ECLI:NL:CRVB:2015:3326
Centrale Raad van Beroep
- Hoger beroep
- Rechtspraak.nl
Disciplinair ontslag van ambtenaar na plichtsverzuim door aanrijding met voetganger
In deze zaak gaat het om een hoger beroep tegen de uitspraak van de rechtbank Amsterdam, waarin het beroep van appellant tegen een besluit van het college van burgemeester en wethouders van Amsterdam ongegrond werd verklaard. Appellant, werkzaam bij het stadsdeel Centrum, was betrokken bij een aanrijding met een voetganger tijdens zijn dienst als bestuurder van een gemeentelijke veegkiepwagen. Na de aanrijding is appellant doorgereden zonder hulp te verlenen aan het slachtoffer.
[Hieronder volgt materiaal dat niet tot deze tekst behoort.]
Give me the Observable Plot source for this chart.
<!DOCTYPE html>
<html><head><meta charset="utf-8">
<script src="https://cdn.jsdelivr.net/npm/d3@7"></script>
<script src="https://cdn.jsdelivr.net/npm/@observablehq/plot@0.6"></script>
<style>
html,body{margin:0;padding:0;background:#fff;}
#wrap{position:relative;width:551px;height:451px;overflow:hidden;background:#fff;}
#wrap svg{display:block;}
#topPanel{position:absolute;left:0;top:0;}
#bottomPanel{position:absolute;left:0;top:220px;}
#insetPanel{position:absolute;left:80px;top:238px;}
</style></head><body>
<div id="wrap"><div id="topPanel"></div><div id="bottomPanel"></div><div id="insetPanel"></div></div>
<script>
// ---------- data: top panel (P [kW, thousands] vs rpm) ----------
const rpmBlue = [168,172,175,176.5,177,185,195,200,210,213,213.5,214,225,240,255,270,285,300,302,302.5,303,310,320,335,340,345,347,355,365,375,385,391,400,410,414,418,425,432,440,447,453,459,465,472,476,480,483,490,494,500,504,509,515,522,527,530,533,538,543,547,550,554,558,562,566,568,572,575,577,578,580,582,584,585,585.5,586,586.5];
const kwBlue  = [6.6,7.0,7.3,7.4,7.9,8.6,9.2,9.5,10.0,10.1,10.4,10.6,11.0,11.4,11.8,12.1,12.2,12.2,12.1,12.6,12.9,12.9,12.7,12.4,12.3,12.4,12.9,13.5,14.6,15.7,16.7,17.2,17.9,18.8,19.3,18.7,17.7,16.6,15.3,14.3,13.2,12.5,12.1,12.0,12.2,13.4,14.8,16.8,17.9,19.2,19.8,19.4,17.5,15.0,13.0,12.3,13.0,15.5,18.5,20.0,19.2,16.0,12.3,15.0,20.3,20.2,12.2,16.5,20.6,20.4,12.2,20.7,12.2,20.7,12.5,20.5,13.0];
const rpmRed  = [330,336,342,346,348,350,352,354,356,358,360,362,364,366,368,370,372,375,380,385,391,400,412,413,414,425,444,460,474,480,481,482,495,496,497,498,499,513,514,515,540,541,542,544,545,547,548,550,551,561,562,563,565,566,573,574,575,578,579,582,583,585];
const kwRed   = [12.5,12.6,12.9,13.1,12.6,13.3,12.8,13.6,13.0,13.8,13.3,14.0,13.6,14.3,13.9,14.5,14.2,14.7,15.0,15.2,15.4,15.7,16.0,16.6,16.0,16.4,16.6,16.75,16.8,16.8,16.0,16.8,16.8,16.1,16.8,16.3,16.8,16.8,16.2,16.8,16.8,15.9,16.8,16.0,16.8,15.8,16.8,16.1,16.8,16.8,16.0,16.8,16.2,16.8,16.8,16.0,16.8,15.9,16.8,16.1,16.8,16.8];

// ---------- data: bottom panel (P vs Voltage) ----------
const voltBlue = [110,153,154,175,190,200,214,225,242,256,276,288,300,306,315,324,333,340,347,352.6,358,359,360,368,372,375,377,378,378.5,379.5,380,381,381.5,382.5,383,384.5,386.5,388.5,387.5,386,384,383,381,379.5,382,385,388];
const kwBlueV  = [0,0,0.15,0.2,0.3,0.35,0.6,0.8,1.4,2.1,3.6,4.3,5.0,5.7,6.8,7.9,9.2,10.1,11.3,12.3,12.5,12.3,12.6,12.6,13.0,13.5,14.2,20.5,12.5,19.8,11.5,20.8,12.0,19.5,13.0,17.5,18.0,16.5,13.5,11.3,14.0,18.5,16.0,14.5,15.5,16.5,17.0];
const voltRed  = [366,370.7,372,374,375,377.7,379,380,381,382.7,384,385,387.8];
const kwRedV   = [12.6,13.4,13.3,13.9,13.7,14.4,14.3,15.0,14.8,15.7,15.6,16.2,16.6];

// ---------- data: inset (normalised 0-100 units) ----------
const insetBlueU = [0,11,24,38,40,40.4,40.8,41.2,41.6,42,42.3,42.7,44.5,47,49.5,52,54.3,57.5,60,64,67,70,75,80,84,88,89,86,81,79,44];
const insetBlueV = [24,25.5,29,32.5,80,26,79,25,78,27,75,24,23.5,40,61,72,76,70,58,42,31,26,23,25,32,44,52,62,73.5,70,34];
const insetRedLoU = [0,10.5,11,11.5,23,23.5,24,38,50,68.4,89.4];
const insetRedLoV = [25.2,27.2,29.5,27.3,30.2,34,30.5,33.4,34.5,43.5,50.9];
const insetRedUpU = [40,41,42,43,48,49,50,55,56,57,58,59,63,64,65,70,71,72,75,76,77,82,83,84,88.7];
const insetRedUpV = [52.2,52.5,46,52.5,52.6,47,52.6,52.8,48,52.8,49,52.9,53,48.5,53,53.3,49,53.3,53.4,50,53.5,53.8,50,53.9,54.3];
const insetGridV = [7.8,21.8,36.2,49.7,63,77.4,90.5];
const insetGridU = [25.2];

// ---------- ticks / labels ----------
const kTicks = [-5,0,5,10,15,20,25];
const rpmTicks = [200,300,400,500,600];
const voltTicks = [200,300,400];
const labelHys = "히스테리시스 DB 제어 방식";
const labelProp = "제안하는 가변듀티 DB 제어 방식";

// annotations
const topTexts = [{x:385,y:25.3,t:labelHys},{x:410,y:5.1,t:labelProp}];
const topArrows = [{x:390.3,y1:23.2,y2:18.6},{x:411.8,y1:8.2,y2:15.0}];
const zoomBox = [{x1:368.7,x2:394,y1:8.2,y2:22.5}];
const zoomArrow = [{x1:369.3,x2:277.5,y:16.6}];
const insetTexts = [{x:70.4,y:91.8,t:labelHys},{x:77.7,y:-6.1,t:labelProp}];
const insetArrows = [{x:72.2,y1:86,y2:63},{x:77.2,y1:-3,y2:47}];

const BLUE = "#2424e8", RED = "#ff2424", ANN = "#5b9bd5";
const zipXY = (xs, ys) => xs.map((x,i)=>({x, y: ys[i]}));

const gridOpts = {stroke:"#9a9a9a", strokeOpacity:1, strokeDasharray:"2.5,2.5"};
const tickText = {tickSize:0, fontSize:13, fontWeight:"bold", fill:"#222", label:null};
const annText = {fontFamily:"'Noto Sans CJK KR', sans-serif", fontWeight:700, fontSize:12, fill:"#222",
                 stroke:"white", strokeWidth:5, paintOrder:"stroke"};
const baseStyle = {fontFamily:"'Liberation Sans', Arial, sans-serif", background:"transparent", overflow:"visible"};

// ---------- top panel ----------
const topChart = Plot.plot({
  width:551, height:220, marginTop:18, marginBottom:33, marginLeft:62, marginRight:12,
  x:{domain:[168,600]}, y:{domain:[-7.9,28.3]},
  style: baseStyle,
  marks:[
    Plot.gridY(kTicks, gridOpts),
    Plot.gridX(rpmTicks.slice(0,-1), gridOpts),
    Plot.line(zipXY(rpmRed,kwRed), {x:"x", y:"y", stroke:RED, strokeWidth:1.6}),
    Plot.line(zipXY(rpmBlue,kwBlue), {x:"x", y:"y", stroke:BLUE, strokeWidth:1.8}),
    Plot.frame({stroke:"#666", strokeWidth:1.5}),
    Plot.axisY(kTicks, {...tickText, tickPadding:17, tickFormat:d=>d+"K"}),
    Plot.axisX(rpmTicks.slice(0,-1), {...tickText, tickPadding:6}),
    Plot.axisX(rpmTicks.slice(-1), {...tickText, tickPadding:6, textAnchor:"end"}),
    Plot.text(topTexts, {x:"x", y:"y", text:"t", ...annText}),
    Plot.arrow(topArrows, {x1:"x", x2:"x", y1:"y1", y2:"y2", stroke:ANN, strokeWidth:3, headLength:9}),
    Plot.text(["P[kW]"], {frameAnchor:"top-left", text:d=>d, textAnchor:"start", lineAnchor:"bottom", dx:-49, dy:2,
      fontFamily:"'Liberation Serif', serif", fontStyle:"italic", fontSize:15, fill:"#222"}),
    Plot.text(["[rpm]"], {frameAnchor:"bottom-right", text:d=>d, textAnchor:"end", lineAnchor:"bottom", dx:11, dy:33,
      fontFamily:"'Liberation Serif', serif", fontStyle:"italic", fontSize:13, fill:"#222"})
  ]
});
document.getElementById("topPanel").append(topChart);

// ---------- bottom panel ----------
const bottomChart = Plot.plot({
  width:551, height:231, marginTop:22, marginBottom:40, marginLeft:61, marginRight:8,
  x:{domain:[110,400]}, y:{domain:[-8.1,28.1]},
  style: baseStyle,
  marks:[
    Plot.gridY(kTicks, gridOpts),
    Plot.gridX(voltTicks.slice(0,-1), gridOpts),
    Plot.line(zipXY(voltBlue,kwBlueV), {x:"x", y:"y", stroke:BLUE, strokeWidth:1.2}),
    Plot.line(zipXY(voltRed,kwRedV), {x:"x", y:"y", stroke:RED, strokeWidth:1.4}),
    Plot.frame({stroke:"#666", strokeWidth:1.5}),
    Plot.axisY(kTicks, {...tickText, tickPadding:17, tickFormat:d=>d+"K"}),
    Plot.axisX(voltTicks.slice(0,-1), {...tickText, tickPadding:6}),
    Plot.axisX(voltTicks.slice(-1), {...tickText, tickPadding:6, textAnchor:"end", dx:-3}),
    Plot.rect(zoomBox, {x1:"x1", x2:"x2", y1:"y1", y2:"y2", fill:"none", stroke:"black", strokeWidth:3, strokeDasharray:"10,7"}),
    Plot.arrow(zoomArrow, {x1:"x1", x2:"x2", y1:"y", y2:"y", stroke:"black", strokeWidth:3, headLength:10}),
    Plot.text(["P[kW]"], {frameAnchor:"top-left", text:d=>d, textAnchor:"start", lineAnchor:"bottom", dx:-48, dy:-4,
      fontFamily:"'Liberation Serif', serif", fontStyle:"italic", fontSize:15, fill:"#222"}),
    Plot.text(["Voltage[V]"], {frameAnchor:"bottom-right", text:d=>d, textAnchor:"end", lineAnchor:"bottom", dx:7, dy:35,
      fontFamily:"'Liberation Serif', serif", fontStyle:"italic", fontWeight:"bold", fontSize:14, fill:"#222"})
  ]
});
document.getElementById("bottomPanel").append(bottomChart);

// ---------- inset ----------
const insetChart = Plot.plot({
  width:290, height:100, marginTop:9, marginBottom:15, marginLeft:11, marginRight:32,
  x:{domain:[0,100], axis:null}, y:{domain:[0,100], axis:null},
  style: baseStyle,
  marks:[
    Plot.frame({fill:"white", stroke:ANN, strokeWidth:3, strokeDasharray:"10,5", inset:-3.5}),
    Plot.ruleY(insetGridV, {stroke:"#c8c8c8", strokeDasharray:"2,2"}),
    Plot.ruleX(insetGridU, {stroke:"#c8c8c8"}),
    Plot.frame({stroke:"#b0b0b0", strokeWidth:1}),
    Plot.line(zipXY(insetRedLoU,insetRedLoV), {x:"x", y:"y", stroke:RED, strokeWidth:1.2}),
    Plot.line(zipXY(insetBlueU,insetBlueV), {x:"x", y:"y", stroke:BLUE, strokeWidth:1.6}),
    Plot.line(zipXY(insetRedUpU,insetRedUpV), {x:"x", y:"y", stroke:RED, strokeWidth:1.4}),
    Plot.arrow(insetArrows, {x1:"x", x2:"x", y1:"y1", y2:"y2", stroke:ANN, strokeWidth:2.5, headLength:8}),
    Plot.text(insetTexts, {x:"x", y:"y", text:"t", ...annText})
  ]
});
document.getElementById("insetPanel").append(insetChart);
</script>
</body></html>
Het college heeft appellant wegens plichtsverzuim onvoorwaardelijk ontslagen. In hoger beroep heeft de Raad voor de Rechtspraak geoordeeld dat het college bevoegd was om deze disciplinaire maatregel op te leggen. De Raad concludeert dat appellant zich niet heeft gedragen als een goed ambtenaar, gezien de omstandigheden van de aanrijding en zijn handelen daarna. De Raad heeft geen redenen gevonden om het plichtsverzuim niet aan appellant toe te rekenen, ondanks zijn argumenten over paniek en onwetendheid over de snelheidslimiet. Het verzoek om schadevergoeding voor immateriële schade werd afgewezen, omdat dit buiten de grenzen van het geding viel. De uitspraak van de rechtbank werd bevestigd.